Primo pacemaker RMN compatibile

A Milano impiantato per la prima volta un innovativo pacemaker compatibile con la risonanza magnetica. L’intervento, su un paziente con un disturbo di conduzione cardiaca, è stato eseguito presso l’unità operativa di aritmologia dell’Istituto scientifico universitario San Raffaele, diretta dal dottor Paolo Della Bella.Quando la normale contrazione del cuore non viene assicurata dal sistema di conduzione cardiaca viene impiantato un dispositivo medico (pacemaker) per portarne alla normalità il funzionamento. Si tratta di una protesi elettrica che automaticamente riconosce la disfunzione e la corregge, regolarizzando il ritmo e garantendo un adeguato funzionamento del cuore.
«Nei pacemaker disponibili fino ad oggi – afferma il dottor Della Bella - la cassa metallica e soprattutto il catetere metallico che arriva al cuore per trasmettere l’impulso interferiscono con le radiazioni elettromagnetiche e possono determinare lo spostamento del catetere o il suo surriscaldamento con conseguenti rischi di lesione, perforazione o ustione dei tessuti circostanti e la stessa circuitazione elettrica dell’apparecchio può venire danneggiata. Il nuovo apparecchio MRI-safe evita questi rischi e migliora considerevolmente la qualità di vita dei pazienti con cardiopatie, che potranno sottoporsi alla risonanza magnetica, sia di tipo ortopedico che internistico, in tutti i distretti del corpo e persino al torace, senza alcun rischio per la loro sicurezza».
L’intervento necessario all’impianto del nuovo dispositivo dura dai trenta ai sessanta minuti, non differisce dall’intervento per l’impianto di un pacemaker tradizionale e non comporta rischi aggiuntivi.
«Questo impianto diventerà l’opzione preferita. Per chi è già portatore di pacemaker tradizionali – precisa Della Bella - un’eventuale sostituzione comporterebbe la necessità di rimuovere i cateteri preesistenti, manovra che richiede una cautela particolare». Paolo Della Bella, milanese, laureato in medicina e specializzato in cardiologia e in anestesiologia all’università di Milano, dopo diversi soggiorni all’estero per perfezionare la sua preparazione (in Olanda con il professor Hein Wellens, un pioniere dell’elettrofisiologia) ha maturato un’esperienza ventennale al Centro Cardiologico, Fondazione Monzino di Milano. Membro della European Heart Rhythm Association (EHRA) è da gennaio responsabile dell’unità aritmologia del San Raffaele dove ha disposto una serie di percorsi atti ad accogliere in qualsiasi momento pazienti gravi, grazie ad un’interazione sinergica con la cardiochirurgia, la rianimazione ed i trapianti.

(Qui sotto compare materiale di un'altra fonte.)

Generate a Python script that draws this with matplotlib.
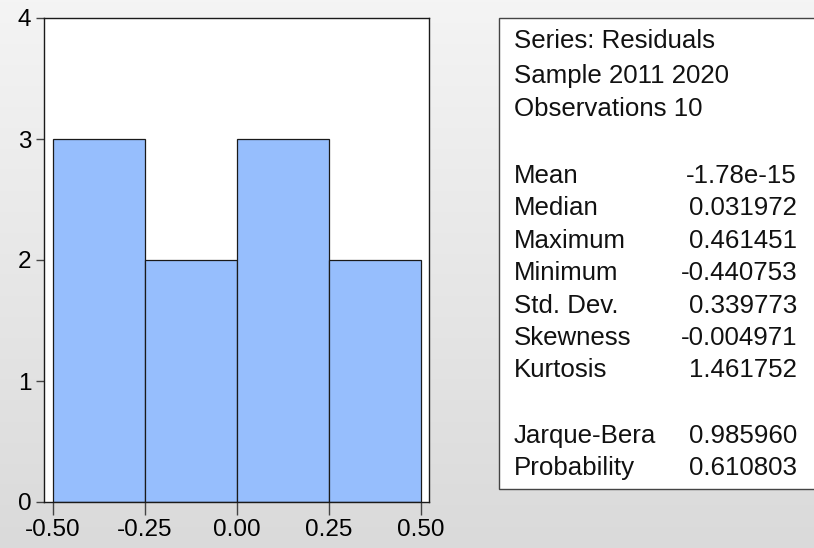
import numpy as np
import matplotlib
matplotlib.use("Agg")
import matplotlib.pyplot as plt
from matplotlib.patches import Rectangle

plt.rcParams['font.family'] = ['Liberation Sans', 'DejaVu Sans']

# Data
bin_edges = [-0.50, -0.25, 0.00, 0.25]
bin_width = 0.25
counts = [3, 2, 3, 2]
xticks = [-0.50, -0.25, 0.00, 0.25, 0.50]
xtick_labels = ["-0.50", "-0.25", "0.00", "0.25", "0.50"]
yticks = [0, 1, 2, 3, 4]

header_lines = ["Series: Residuals", "Sample 2011 2020", "Observations 10"]
stat_names = ["Mean", "Median", "Maximum", "Minimum", "Std. Dev.", "Skewness", "Kurtosis"]
stat_values = ["-1.78e-15", "0.031972", "0.461451", "-0.440753", "0.339773", "-0.004971", "1.461752"]
test_names = ["Jarque-Bera", "Probability"]
test_values = ["0.985960", "0.610803"]

W, H = 814, 548
fig = plt.figure(figsize=(W / 100, H / 100), dpi=100)

# gradient background
bg = fig.add_axes([0, 0, 1, 1], zorder=-10)
grad = np.linspace(0, 1, 256).reshape(-1, 1)
top_c = np.array([0.957, 0.957, 0.957])
bot_c = np.array([0.855, 0.855, 0.855])
img = top_c + (bot_c - top_c) * grad
img = np.repeat(img[:, None, :], 2, axis=1)
bg.imshow(img, aspect='auto', extent=[0, 1, 0, 1])
bg.set_axis_off()

def fx(px):
    return px / W

def fy(py):
    return 1 - py / H

ax = fig.add_axes([fx(44), fy(502), fx(429) - fx(44), fy(18) - fy(502)])
ax.bar(bin_edges, counts, width=bin_width, align='edge', color='#96befd',
       edgecolor='#1a1a1a', linewidth=0.9)
ax.set_xlim(-0.5245, 0.5217)
ax.set_ylim(0, 4)
ax.set_xticks(xticks)
ax.set_xticklabels(xtick_labels)
ax.set_yticks(yticks)
for s in ax.spines.values():
    s.set_color('#1a1a1a')
    s.set_linewidth(1.0)
ax.tick_params(axis='x', direction='out', length=9, width=1, color='#444444', pad=3, labelsize=17.5)
ax.tick_params(axis='y', direction='out', length=6, width=1, color='#444444', pad=3, labelsize=17.5)

# stats box
box = Rectangle((fx(499), fy(489)), 1.2, fy(18) - fy(489), transform=fig.transFigure,
                facecolor='white', edgecolor='#444444', linewidth=1.0, zorder=1)
fig.patches.append(box)

fs = 18.6
lx = fx(514)
rx = fx(797)
header_y = [48, 83, 116]
for t, y in zip(header_lines, header_y):
    fig.text(lx, fy(y), t, fontsize=fs, va='baseline', ha='left', color='#111111', zorder=2)

stat_y0 = 183
step = 32.4
for i, (n, v) in enumerate(zip(stat_names, stat_values)):
    y = stat_y0 + i * step
    fig.text(lx, fy(y), n, fontsize=fs, va='baseline', ha='left', color='#111111', zorder=2)
    fig.text(rx, fy(y), v, fontsize=fs, va='baseline', ha='right', color='#111111', zorder=2)

test_y0 = 443
for i, (n, v) in enumerate(zip(test_names, test_values)):
    y = test_y0 + i * step
    fig.text(lx, fy(y), n, fontsize=fs, va='baseline', ha='left', color='#111111', zorder=2)
    fig.text(rx, fy(y), v, fontsize=fs, va='baseline', ha='right', color='#111111', zorder=2)

fig.savefig("out.png", dpi=100)
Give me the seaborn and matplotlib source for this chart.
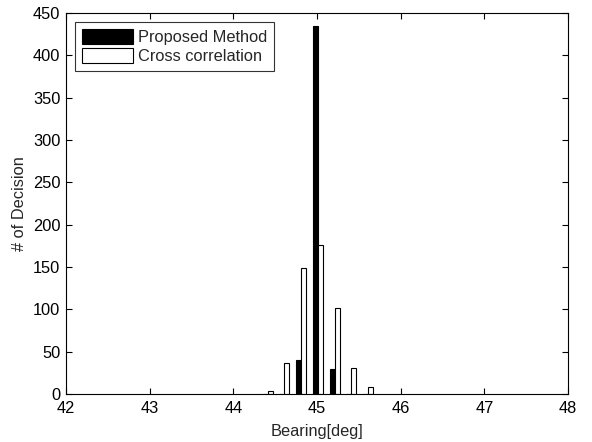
import matplotlib
matplotlib.use("Agg")
import matplotlib.pyplot as plt
import seaborn as sns
import pandas as pd

bins = [44.41, 44.61, 44.81, 45.01, 45.21, 45.41, 45.61]
proposed = [0, 0, 40, 435, 29, 0, 0]
cross = [3, 37, 149, 176, 101, 31, 8]
series_names = ["Proposed Method", "Cross correlation"]
xticks = [42, 43, 44, 45, 46, 47, 48]
yticks = list(range(0, 451, 50))

sns.set_style("white")
plt.rcParams["font.family"] = ["Liberation Sans", "DejaVu Sans"]
plt.rcParams["font.size"] = 11.8

df = pd.DataFrame({
    "bin": bins * 2,
    "count": proposed + cross,
    "method": [series_names[0]] * len(bins) + [series_names[1]] * len(bins),
})

fig = plt.figure(figsize=(5.92, 4.42), dpi=100)
ax = fig.add_axes([0.1115, 0.1086, 0.848, 0.862])

sns.barplot(data=df, x="bin", y="count", hue="method", native_scale=True,
            dodge=True, width=0.6, saturation=1,
            palette={series_names[0]: "black", series_names[1]: "white"},
            edgecolor="black", linewidth=0.8, ax=ax)

ax.set_xlim(42, 48)
ax.set_ylim(0, 450)
ax.set_xticks(xticks)
ax.set_xticklabels([str(t) for t in xticks])
ax.set_yticks(yticks)
ax.set_yticklabels([str(t) for t in yticks])
ax.set_xlabel("Bearing[deg]", labelpad=6)
ax.set_ylabel("# of Decision", labelpad=4)
for s in ax.spines.values():
    s.set_visible(True)
    s.set_color("black")
    s.set_linewidth(0.8)
ax.tick_params(direction="in", length=4, width=0.8, top=True, right=True,
               bottom=True, left=True, labelsize=11.8, colors="black")
ax.tick_params(axis="x", pad=5)
ax.tick_params(axis="y", pad=4)

leg = ax.legend(loc="upper left", frameon=True, fancybox=False,
                edgecolor="black", handlelength=3.1, handleheight=1.05,
                borderpad=0.42, labelspacing=0.18, handletextpad=0.3,
                borderaxespad=0.55, fontsize=11.8, title=None)
leg.get_frame().set_linewidth(0.8)

fig.savefig("out.png", dpi=100)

A partire dall’inizio degli anni Novanta si sono intensificati gli studi di elettrofisiologia sul cuore. L’elettrofisiologia negli ultimi anni ha pemesso di capire i fondamentali meccanismi che stanno alla base delle aritmie, dei disturbi nella formazione o nella conduzione dell’impulso elettrico del cuore. La fibrillazione atriale, la più comune tra le aritmie cardiache, è caratterizzata da una completa irregolarità dell’attivazione elettrica degli atri, due delle quattro camere cardiache. In presenza di tale anomalia, le normali contrazioni atriali vengono sostituite da movimenti caotici, completamente inefficaci ai fini della propulsione del sangue. Inoltre il battito cardiaco diviene completamente irregolare. Questa disfunzione si manifesta nello 0,5% della popolazione adulta. Al di sotto dei 60 anni la prevalenza è inferiore all’1%, superiore al 6% dopo gli 80 anni. Negli Stati Uniti ne soffrono 2,2 milioni di persone, oltre cento nel mondo.
La fibrillazione atriale può essere cronica, ovvero continua, persistente oppure parossistica, con episodi di durata variabile da pochi secondi ad alcune ore o giorni. É causa di un significativo aumento del rischio di complicazioni cardiovascolari. Provoca inoltre una riduzione della tolleranza agli sforzi, causata da un’efficienza ridotta della contrazione del cuore, con sintomi quali palpitazioni, affaticamento e mancanza di fiato.

Infine, il ristagno di sangue favorisce la formazione di coaguli all’interno del cuore ed il rischio di fenomeni embolici come l’ictus cerebrale. Per questo i pazienti con fibrillazione atriale vengono trattati con farmaci anticoagulanti. Le tecniche di ablazione, pur con i loro limiti, rappresentano lo strumento migliore per il mantenimento del ritmo sinusale.